Answer
$e^{\sin^2 x}e^{\tan^2 x}=e^{\sec^2 x} e^{-\cos^2 x}$
Work Step by Step
Need to verify $e^{\sin^2 x}e^{\tan^2 x}=e^{\sec^2 x} e^{-\cos^2 x}$
Consider left hand side : $e^{\sin^2 x}e^{\tan^2 x}=e^{\sin^2 x+\tan^2 x}$...(1)

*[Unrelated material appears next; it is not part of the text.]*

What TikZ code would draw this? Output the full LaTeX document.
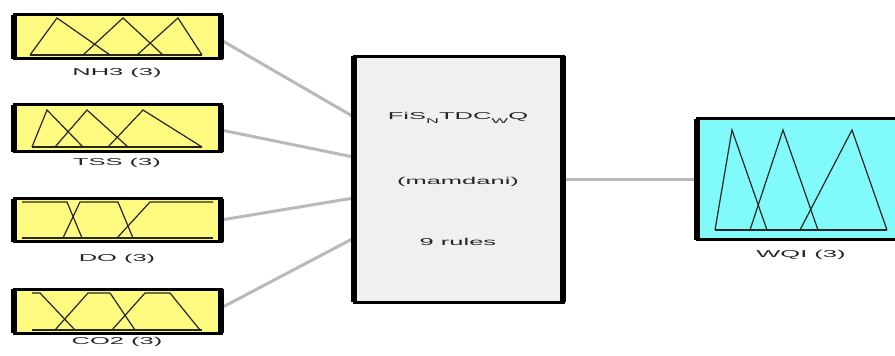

Now, $\sin^2 x+\tan^2 x=\sin^2 x+\dfrac{\sin^2x}{\cos^2 x}$
or, $\dfrac{1-\cos^4 x}{\cos^2 x}=\dfrac{1}{\cos^2 x}-\cos^2 x$
Thus, equation (1) becomes:
$e^{\sin^2 x}e^{\tan^2 x}=e^{\sin^2 x+\tan^2 x}=\dfrac{1}{\cos^2 x}-\cos^2 x$
$e^{\sin^2 x}e^{\tan^2 x}=e^{\sec^2 x-\cos^2 x}=e^{\sec^2 x} e^{-\cos^2 x}$ (RHS)
Hence, the left-hand side and right hand side are equal.